- Task goal -
In the data, extract each line that holds the string "this".

- Provided material -
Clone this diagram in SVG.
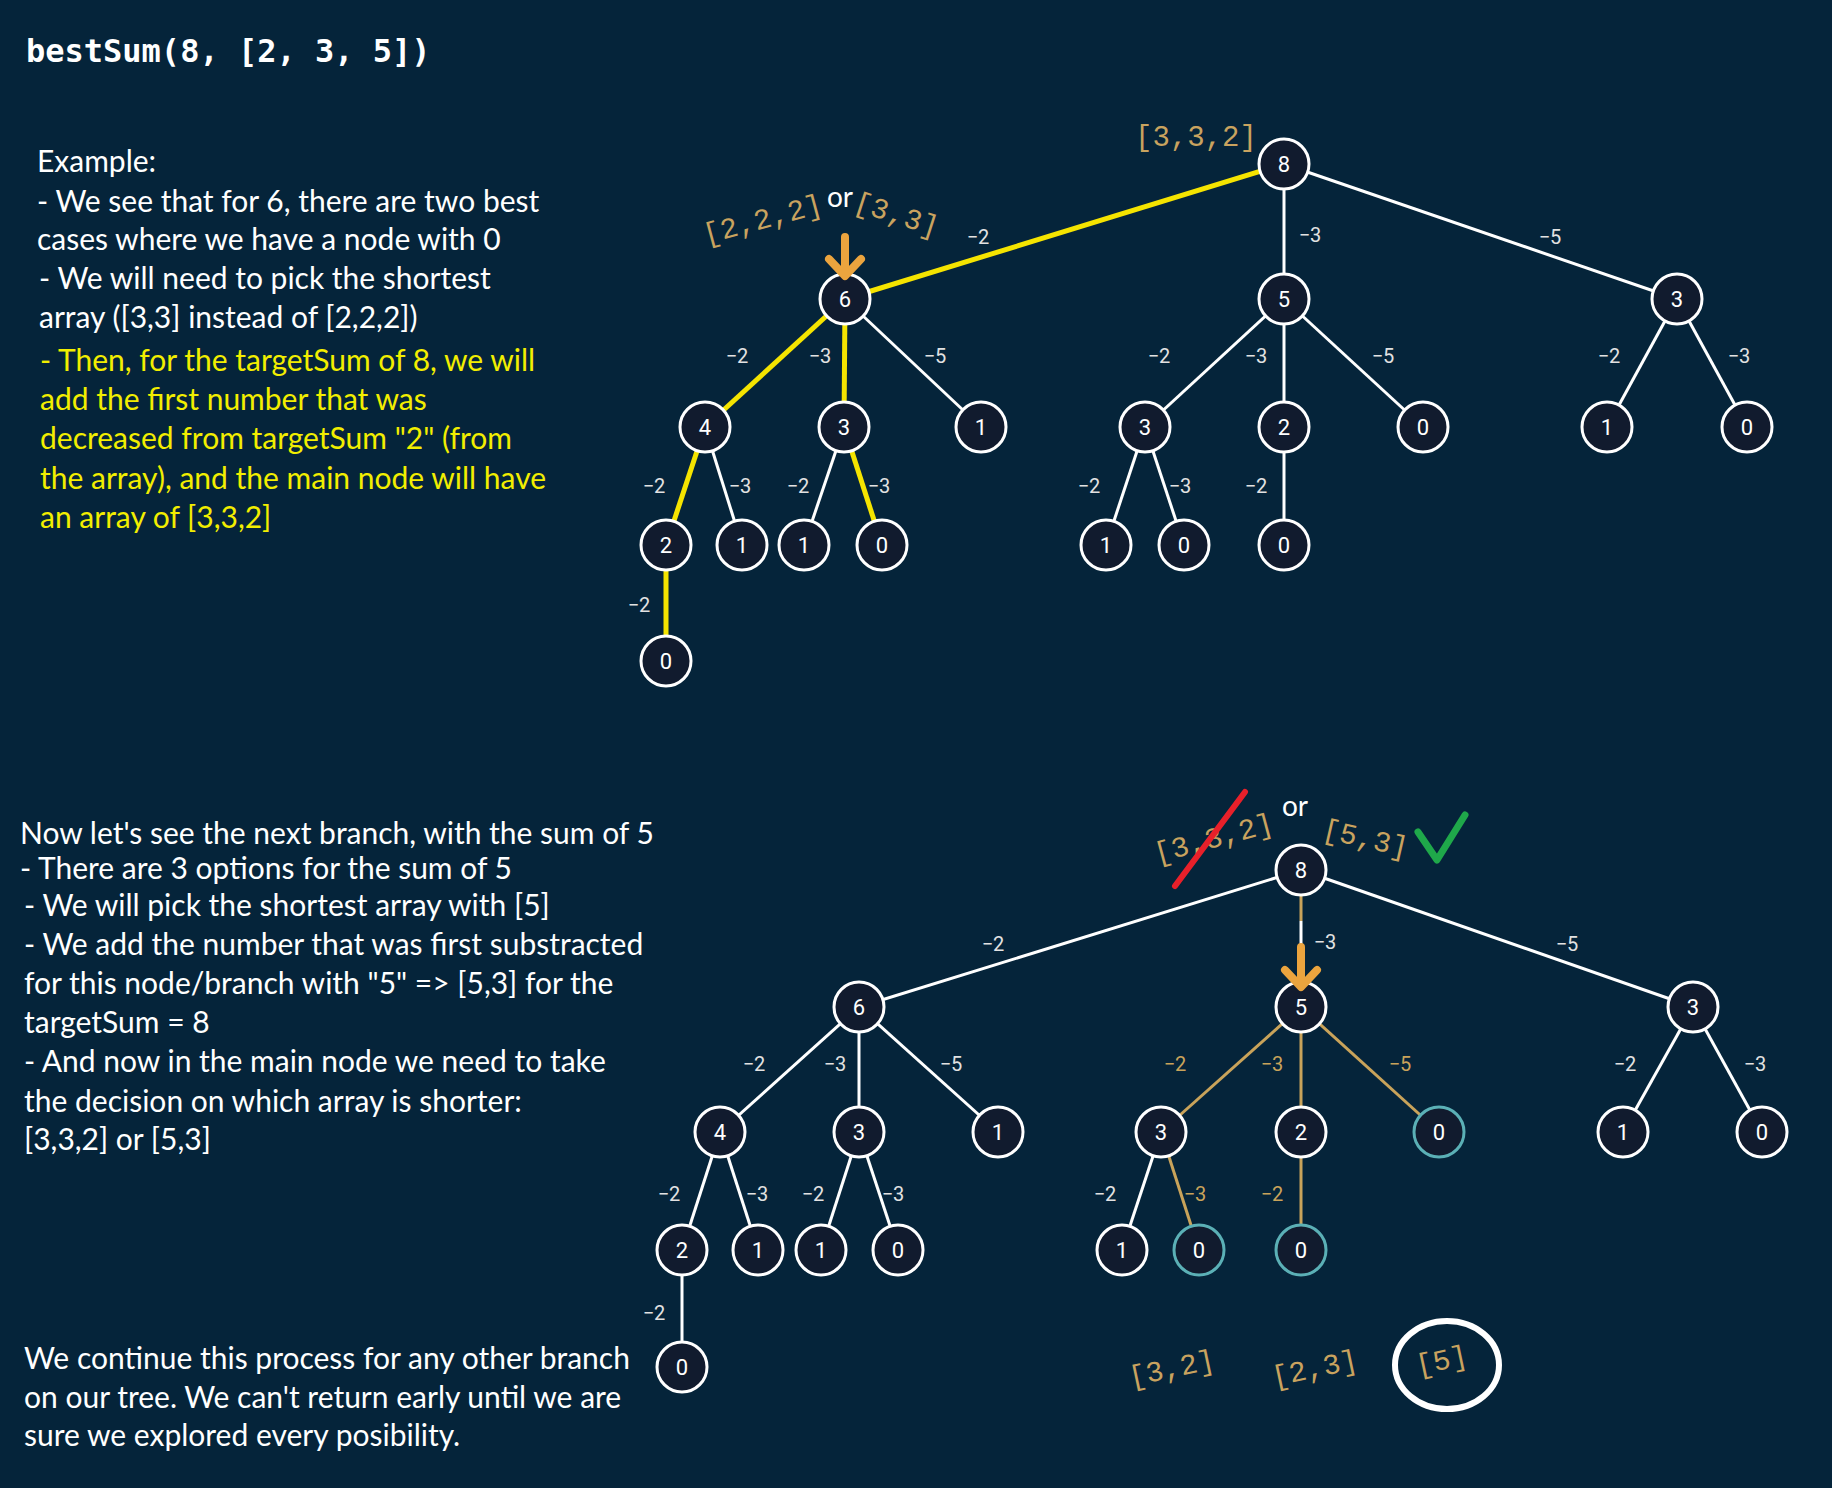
<svg xmlns="http://www.w3.org/2000/svg" width="1832" height="1488" viewBox="0 0 1832 1488">
<style>
.e{stroke:#ffffff;stroke-width:3;fill:none}
.y{stroke:#f5e400;stroke-width:5;fill:none}
.g{stroke:#c9a35a;stroke-width:3;fill:none}
.n circle{fill:#111b2e;stroke:#ffffff;stroke-width:3}
.teal circle{stroke:#5bb0b6}
.n text{font-family:Roboto,"Liberation Sans",sans-serif;font-size:22px;fill:#ffffff;text-anchor:middle;dominant-baseline:central}
.el{font-family:Roboto,"Liberation Sans",sans-serif;font-size:20px;fill:#e2e2e2;text-anchor:middle;dominant-baseline:central}
.gl{fill:#c9a35a}
.arr{font-family:"Liberation Mono",monospace;font-size:29px;fill:#c9a35f;text-anchor:middle;dominant-baseline:central}
.p{font-family:Lato,"Open Sans",sans-serif;font-size:30px;fill:#ffffff}
.yl{fill:#f2ee00}
.or{font-family:Lato,"Open Sans",sans-serif;font-size:28px;fill:#ffffff;text-anchor:middle;dominant-baseline:central}
.ar{stroke:#eba43e;stroke-width:8;stroke-linecap:round;stroke-linejoin:round;fill:none}
</style>
<rect width="1832" height="1488" fill="#05243a"/>

<text x="26" y="62" font-family="'DejaVu Sans Mono',monospace" font-weight="bold" font-size="32" fill="#ffffff">bestSum(8, [2, 3, 5])</text>

<g id="text-top">
<text class="p" x="37" y="172">Example:</text>
<text class="p" x="37" y="212">- We see that for 6, there are two best</text>
<text class="p" x="37" y="250">cases where we have a node with 0</text>
<text class="p" x="39" y="289">- We will need to pick the shortest</text>
<text class="p" x="39" y="328">array ([3,3] instead of [2,2,2])</text>
<text class="p yl" x="40" y="371">- Then, for the targetSum of 8, we will</text>
<text class="p yl" x="40" y="410">add the first number that was</text>
<text class="p yl" x="40" y="449">decreased from targetSum "2" (from</text>
<text class="p yl" x="40" y="489">the array), and the main node will have</text>
<text class="p yl" x="40" y="528">an array of [3,3,2]</text>
</g>

<g id="text-bottom">
<text class="p" x="20" y="844">Now let's see the next branch, with the sum of 5</text>
<text class="p" x="20" y="879">- There are 3 options for the sum of 5</text>
<text class="p" x="24" y="916"> - We will pick the shortest array with [5]</text>
<text class="p" x="24" y="955"> - We add the number that was first substracted</text>
<text class="p" x="24" y="994">for this node/branch with "5" =&gt; [5,3] for the</text>
<text class="p" x="24" y="1033">targetSum = 8</text>
<text class="p" x="24" y="1072">- And now in the main node we need to take</text>
<text class="p" x="24" y="1112">the decision on which array is shorter:</text>
<text class="p" x="24" y="1150">[3,3,2] or [5,3]</text>
<text class="p" x="24" y="1369">We continue this process for any other branch</text>
<text class="p" x="24" y="1408">on our tree. We can't return early until we are</text>
<text class="p" x="24" y="1446">sure we explored every posibility.</text>
</g>

<g id="connectors">
<!-- top tree -->
<line class="y" x1="1284" y1="164" x2="845" y2="299" stroke-width="8"/>
<line class="e" x1="1284" y1="164" x2="1284" y2="299"/>
<line class="e" x1="1284" y1="164" x2="1677" y2="299"/>
<line class="y" x1="845" y1="299" x2="705" y2="427"/>
<line class="y" x1="845" y1="299" x2="844" y2="427"/>
<line class="e" x1="845" y1="299" x2="981" y2="427"/>
<line class="e" x1="1284" y1="299" x2="1145" y2="427"/>
<line class="e" x1="1284" y1="299" x2="1284" y2="427"/>
<line class="e" x1="1284" y1="299" x2="1423" y2="427"/>
<line class="e" x1="1677" y1="299" x2="1607" y2="427"/>
<line class="e" x1="1677" y1="299" x2="1747" y2="427"/>
<line class="y" x1="705" y1="427" x2="666" y2="545"/>
<line class="e" x1="705" y1="427" x2="742" y2="545"/>
<line class="e" x1="844" y1="427" x2="804" y2="545"/>
<line class="y" x1="844" y1="427" x2="882" y2="545"/>
<line class="e" x1="1145" y1="427" x2="1106" y2="545"/>
<line class="e" x1="1145" y1="427" x2="1184" y2="545"/>
<line class="e" x1="1284" y1="427" x2="1284" y2="545"/>
<line class="y" x1="666" y1="545" x2="666" y2="661"/>
<!-- bottom tree -->
<line class="e" x1="1301" y1="870" x2="859" y2="1007"/>
<line class="g" x1="1301" y1="870" x2="1301" y2="921"/>
<line class="e" x1="1301" y1="921" x2="1301" y2="947"/>
<line class="e" x1="1301" y1="870" x2="1693" y2="1007"/>
<line class="e" x1="859" y1="1007" x2="720" y2="1132"/>
<line class="e" x1="859" y1="1007" x2="859" y2="1132"/>
<line class="e" x1="859" y1="1007" x2="998" y2="1132"/>
<line class="g" x1="1301" y1="1007" x2="1161" y2="1132"/>
<line class="g" x1="1301" y1="1007" x2="1301" y2="1132"/>
<line class="g" x1="1301" y1="1007" x2="1439" y2="1132"/>
<line class="e" x1="1693" y1="1007" x2="1623" y2="1132"/>
<line class="e" x1="1693" y1="1007" x2="1762" y2="1132"/>
<line class="e" x1="720" y1="1132" x2="682" y2="1250"/>
<line class="e" x1="720" y1="1132" x2="758" y2="1250"/>
<line class="e" x1="859" y1="1132" x2="821" y2="1250"/>
<line class="e" x1="859" y1="1132" x2="898" y2="1250"/>
<line class="e" x1="1161" y1="1132" x2="1122" y2="1250"/>
<line class="g" x1="1161" y1="1132" x2="1199" y2="1250"/>
<line class="g" x1="1301" y1="1132" x2="1301" y2="1250"/>
<line class="e" x1="682" y1="1250" x2="682" y2="1367"/>
</g>

<g id="edge-labels">
<text class="el" x="978" y="237">−2</text>
<text class="el" x="1310" y="235">−3</text>
<text class="el" x="1550" y="237">−5</text>
<text class="el" x="737" y="356">−2</text>
<text class="el" x="820" y="356">−3</text>
<text class="el" x="935" y="356">−5</text>
<text class="el" x="1159" y="356">−2</text>
<text class="el" x="1256" y="356">−3</text>
<text class="el" x="1383" y="356">−5</text>
<text class="el" x="1609" y="356">−2</text>
<text class="el" x="1739" y="356">−3</text>
<text class="el" x="654" y="486">−2</text>
<text class="el" x="740" y="486">−3</text>
<text class="el" x="798" y="486">−2</text>
<text class="el" x="879" y="486">−3</text>
<text class="el" x="1089" y="486">−2</text>
<text class="el" x="1180" y="486">−3</text>
<text class="el" x="1256" y="486">−2</text>
<text class="el" x="639" y="605">−2</text>

<text class="el" x="993" y="944">−2</text>
<text class="el" x="1325" y="942">−3</text>
<text class="el" x="1567" y="944">−5</text>
<text class="el" x="754" y="1064">−2</text>
<text class="el" x="835" y="1064">−3</text>
<text class="el" x="951" y="1064">−5</text>
<text class="el gl" x="1175" y="1064">−2</text>
<text class="el gl" x="1272" y="1064">−3</text>
<text class="el gl" x="1400" y="1064">−5</text>
<text class="el" x="1625" y="1064">−2</text>
<text class="el" x="1755" y="1064">−3</text>
<text class="el" x="669" y="1194">−2</text>
<text class="el" x="757" y="1194">−3</text>
<text class="el" x="813" y="1194">−2</text>
<text class="el" x="893" y="1194">−3</text>
<text class="el" x="1105" y="1194">−2</text>
<text class="el gl" x="1195" y="1194">−3</text>
<text class="el gl" x="1272" y="1194">−2</text>
<text class="el" x="654" y="1313">−2</text>
</g>

<g id="nodes-top">
<g id="t8" class="n"><circle cx="1284" cy="164" r="25"/><text x="1284" y="164">8</text></g>
<g id="t6" class="n"><circle cx="845" cy="299" r="25"/><text x="845" y="299">6</text></g>
<g id="t5" class="n"><circle cx="1284" cy="299" r="25"/><text x="1284" y="299">5</text></g>
<g id="t3r" class="n"><circle cx="1677" cy="299" r="25"/><text x="1677" y="299">3</text></g>
<g id="t4" class="n"><circle cx="705" cy="427" r="25"/><text x="705" y="427">4</text></g>
<g id="t3a" class="n"><circle cx="844" cy="427" r="25"/><text x="844" y="427">3</text></g>
<g id="t1a" class="n"><circle cx="981" cy="427" r="25"/><text x="981" y="427">1</text></g>
<g id="t3b" class="n"><circle cx="1145" cy="427" r="25"/><text x="1145" y="427">3</text></g>
<g id="t2b" class="n"><circle cx="1284" cy="427" r="25"/><text x="1284" y="427">2</text></g>
<g id="t0b" class="n"><circle cx="1423" cy="427" r="25"/><text x="1423" y="427">0</text></g>
<g id="t1r" class="n"><circle cx="1607" cy="427" r="25"/><text x="1607" y="427">1</text></g>
<g id="t0r" class="n"><circle cx="1747" cy="427" r="25"/><text x="1747" y="427">0</text></g>
<g id="t2a" class="n"><circle cx="666" cy="545" r="25"/><text x="666" y="545">2</text></g>
<g id="t1c" class="n"><circle cx="742" cy="545" r="25"/><text x="742" y="545">1</text></g>
<g id="t1d" class="n"><circle cx="804" cy="545" r="25"/><text x="804" y="545">1</text></g>
<g id="t0d" class="n"><circle cx="882" cy="545" r="25"/><text x="882" y="545">0</text></g>
<g id="t1e" class="n"><circle cx="1106" cy="545" r="25"/><text x="1106" y="545">1</text></g>
<g id="t0e" class="n"><circle cx="1184" cy="545" r="25"/><text x="1184" y="545">0</text></g>
<g id="t0f" class="n"><circle cx="1284" cy="545" r="25"/><text x="1284" y="545">0</text></g>
<g id="t0g" class="n"><circle cx="666" cy="661" r="25"/><text x="666" y="661">0</text></g>
</g>

<g id="nodes-bottom">
<g id="b8" class="n"><circle cx="1301" cy="870" r="25"/><text x="1301" y="870">8</text></g>
<g id="b6" class="n"><circle cx="859" cy="1007" r="25"/><text x="859" y="1007">6</text></g>
<g id="b5" class="n"><circle cx="1301" cy="1007" r="25"/><text x="1301" y="1007">5</text></g>
<g id="b3r" class="n"><circle cx="1693" cy="1007" r="25"/><text x="1693" y="1007">3</text></g>
<g id="b4" class="n"><circle cx="720" cy="1132" r="25"/><text x="720" y="1132">4</text></g>
<g id="b3a" class="n"><circle cx="859" cy="1132" r="25"/><text x="859" y="1132">3</text></g>
<g id="b1a" class="n"><circle cx="998" cy="1132" r="25"/><text x="998" y="1132">1</text></g>
<g id="b3b" class="n"><circle cx="1161" cy="1132" r="25"/><text x="1161" y="1132">3</text></g>
<g id="b2b" class="n"><circle cx="1301" cy="1132" r="25"/><text x="1301" y="1132">2</text></g>
<g id="b0b" class="n teal"><circle cx="1439" cy="1132" r="25"/><text x="1439" y="1132">0</text></g>
<g id="b1r" class="n"><circle cx="1623" cy="1132" r="25"/><text x="1623" y="1132">1</text></g>
<g id="b0r" class="n"><circle cx="1762" cy="1132" r="25"/><text x="1762" y="1132">0</text></g>
<g id="b2a" class="n"><circle cx="682" cy="1250" r="25"/><text x="682" y="1250">2</text></g>
<g id="b1c" class="n"><circle cx="758" cy="1250" r="25"/><text x="758" y="1250">1</text></g>
<g id="b1d" class="n"><circle cx="821" cy="1250" r="25"/><text x="821" y="1250">1</text></g>
<g id="b0d" class="n"><circle cx="898" cy="1250" r="25"/><text x="898" y="1250">0</text></g>
<g id="b1e" class="n"><circle cx="1122" cy="1250" r="25"/><text x="1122" y="1250">1</text></g>
<g id="b0e" class="n teal"><circle cx="1199" cy="1250" r="25"/><text x="1199" y="1250">0</text></g>
<g id="b0f" class="n teal"><circle cx="1301" cy="1250" r="25"/><text x="1301" y="1250">0</text></g>
<g id="b0g" class="n"><circle cx="682" cy="1367" r="25"/><text x="682" y="1367">0</text></g>
</g>

<g id="annotations">
<text class="arr" x="1196" y="138">[3,3,2]</text>
<text class="arr" transform="translate(763,221) rotate(-15)">[2,2,2]</text>
<text class="or" x="840" y="196">or</text>
<text class="arr" transform="translate(896,216) rotate(18)">[3,3]</text>
<path class="ar" d="M845 237 L845 272 M829 259 L845 276 L861 259"/>

<text class="arr" transform="translate(1214,840) rotate(-15)">[3,3,2]</text>
<line x1="1175" y1="886" x2="1245" y2="792" stroke="#e8202a" stroke-width="6" stroke-linecap="round"/>
<text class="or" x="1295" y="805">or</text>
<text class="arr" transform="translate(1365,840) rotate(13)">[5,3]</text>
<polyline points="1418,832 1437,860 1465,815" fill="none" stroke="#1fa84a" stroke-width="7" stroke-linecap="round" stroke-linejoin="round"/>
<path class="ar" d="M1301 947 L1301 983 M1285 970 L1301 987 L1317 970"/>

<text class="arr" transform="translate(1172,1370) rotate(-12)">[3,2]</text>
<text class="arr" transform="translate(1315,1370) rotate(-12)">[2,3]</text>
<text class="arr" transform="translate(1442,1362) rotate(-12)">[5]</text>
<ellipse cx="1447" cy="1365" rx="52" ry="44" fill="none" stroke="#ffffff" stroke-width="6"/>
</g>
</svg>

- Exercise response -
Clone this diagram in SVG.
<text class="p" x="24" y="994">for this node/branch with "5" =&gt; [5,3] for the</text>
<text class="p" x="24" y="1369">We continue this process for any other branch</text>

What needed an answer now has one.